We all use it every day.
And I haven't used Microsoft Teams.
But I'll guess that it's not as good of a product as Slack.
But good enough that Microsoft could actually.
use that massive sales distribution advantage to kind of beat them in the enterprise,
right? What do you guys think about that? If you have a structural advantage but you bring a
crap product to the game, you'll lose, right? And like, you know, we saw that, Microsoft's done
that too, right? Their music player, remember back in the day, their mobile operating system
back in the day? So structural advantage with the crap product doesn't win. A structural advantage
with a product that's good enough can win. And man, it really helps when some
startup specs the whole product for you. Right? Like Microsoft's move is to not innovate the good enough
product. It's to copy it, maybe five to 10 years later. And so that is something to be worried about.
But weirdly, just as often they don't nail it. Like, just as often, they just don't nail it.
And like, you see this with Facebook, right? I would say more often, right? Because like, if you think
about, like, we're like scratching our heads trying to find examples of times that, like,
a fan company launched a product that killed a fast-growing successful startup.
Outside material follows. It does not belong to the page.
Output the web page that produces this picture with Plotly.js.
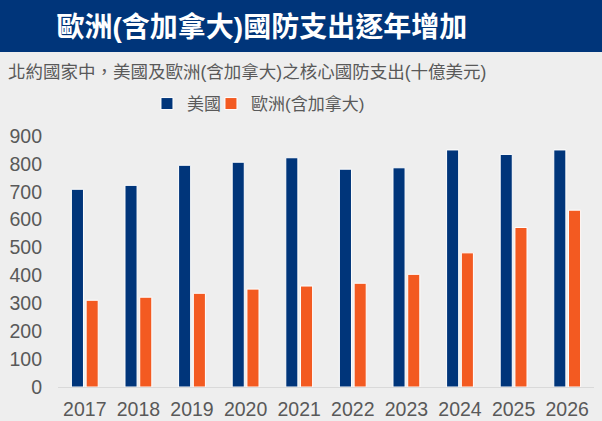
<!DOCTYPE html>
<html>
<head>
<meta charset="utf-8">
<script src="https://cdn.plot.ly/plotly-3.0.1.min.js"></script>
<style>
  html, body { margin: 0; padding: 0; background: #eeeeee; }
  #chart { width: 602px; height: 421px; }
</style>
</head>
<body>
<div id="chart"></div>
<script>
    // 北約核心國防支出 (十億美元)
    var years = ['2017', '2018', '2019', '2020', '2021', '2022', '2023', '2024', '2025', '2026'];
    var usSpend = [709, 723, 795, 806, 822, 781, 786, 850, 834, 850];
    var euSpend = [311, 322, 336, 351, 362, 372, 404, 481, 572, 634];
    var seriesNames = ['美國', '歐洲(含加拿大)'];

    var navy = '#00357a';
    var orange = '#f35a21';
    var grey = '#595959';
    var fam = '"Liberation Sans", Arial, "Noto Sans CJK TC", sans-serif';

    var data = [
        {x: years, y: usSpend, name: seriesNames[0], type: 'bar',
         marker: {color: navy, line: {color: '#ffffff', width: 1}},
         legend: 'legend', showlegend: true, hoverinfo: 'y'},
        {x: years, y: euSpend, name: seriesNames[1], type: 'bar',
         marker: {color: orange, line: {color: '#ffffff', width: 1}},
         legend: 'legend2', showlegend: true, hoverinfo: 'y'}
    ];

    // two small legends side by side, placed like the original
    var legendBase = {
        orientation: 'h',
        y: 1.1275, yanchor: 'middle',
        xanchor: 'left',
        font: {size: 17, color: grey},
        itemwidth: 30,
        bgcolor: 'rgba(0,0,0,0)'
    };

    var layout = {
        width: 602,
        height: 421,
        margin: {l: 58, r: 8, t: 136, b: 34},
        paper_bgcolor: '#eeeeee',
        plot_bgcolor: '#eeeeee',
        font: {family: fam, color: grey},
        showlegend: true,
        barmode: 'group',
        bargap: 0.45,
        bargroupgap: 0.18,
        title: {
            text: '<b>歐洲(含加拿大)國防支出逐年增加</b>',
            font: {family: fam, size: 28, color: '#ffffff'},
            xref: 'container', yref: 'container',
            x: 0.435, xanchor: 'center',
            y: 0.935, yanchor: 'middle'
        },
        xaxis: {
            type: 'category',
            showline: true,
            linecolor: '#d9d9d9',
            linewidth: 1,
            ticks: '',
            showgrid: false,
            tickfont: {size: 19.5, color: grey},
            ticklabelstandoff: 5
        },
        yaxis: {
            range: [0, 900],
            dtick: 100,
            showgrid: false,
            zeroline: false,
            showline: false,
            ticks: '',
            tickfont: {size: 19.5, color: grey},
            ticklabelstandoff: 15
        },
        legend: Object.assign({}, legendBase, {x: 0.166}),
        legend2: Object.assign({}, legendBase, {x: 0.2854}),
        shapes: [{
            type: 'rect', xref: 'paper', yref: 'paper',
            x0: -0.12, x1: 1.03, y0: 1.3347, y1: 1.6,
            fillcolor: '#00357a', line: {width: 0}, layer: 'below'
        }],
        annotations: [{
            xref: 'paper', yref: 'paper',
            x: -0.097, xanchor: 'left',
            y: 1.255, yanchor: 'middle',
            text: '北約國家中，美國及歐洲(含加拿大)之核心國防支出(十億美元)',
            showarrow: false,
            font: {size: 17.5, color: grey}
        }]
    };

    var config = {responsive: false, displayModeBar: false};
    Plotly.newPlot('chart', data, layout, config);
</script>
</body>
</html>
So, like, clearly more often than not, like, structural advantage isn't actually that
much of an advantage.
I mean, Snap lives, right?
Yeah.
Just the fact that it lives, right?
You know, tis but a scratch, right?
Facebook keeps hacking away at it, and it's still alive.
It's still a going concern.
And I think for a lot of founders where structural advantage is something that comes
later, they're just trying to build a great product. The takeaway is that just build a better product.
And if you do that, then all of these other advantages are just kind of moot points because it's
really rare for the company that has the structural advantage to also put out a great product.
But why would they? It doesn't make any sense. It's not the ideal allocation of resources to make it
great when you don't have to. So there's always an open door.
The other good recent YC example is Instacart.
Like Instacart from like day one, like the number one thing was, well, Amazon's going to do this.
Amazon's going to do this.
Like how the hell does anyone compete with like one of the greatest companies of all time like on the thing that they're experts at?
Right.
And it turned out that just like picking the right avocado was too big of a challenge for like this trillion dollar company.
Like man, like can you imagine how many times are people with Instacart must have just been like,
had to sit there and listen to some investor, explain to them why, like, Amazon and Jeff Bezos
was going to crush the company? Well, think about Kyle and Cruz. When Cruz started, Google was already
a decade into building self-driving cars, right? Like, it was so funny because I remember
talking to an investor about this, and that was their whole point. They were like, Kyle screwed
from day one. And I just was like, look, like, Kyle has built the most.
most complicated products inside of our company. Whenever there was ridiculously stupid technical
challenge that no one else could do, Kyle volunteered for it. I would never bet against Kyle.
And the crazier, the more I wouldn't bet against him. And, you know, that investor was like,
you're right, Michael. And that person made a lot of money. Oftentimes we have to give this somewhat
depressing advice to founders, which is basically like, this is a hard problem.
but not a complicated product.
You need a better product.
It's really hard to build a better product,
but it turns out you get such an advantage
by delivering more value to your end users
than everyone else does.
It's the club you can bludgeon everyone else with.
So instead of worrying about all these stupid things
like land grabs and whatever,
all the other crap, it's like,
man, just build a better product for your users.
And you might get surprised
at how well that strategy goes.
Like, stay informed, like know what your competitors are building and, you know, how you stack up against them, but don't, like, let it deflate.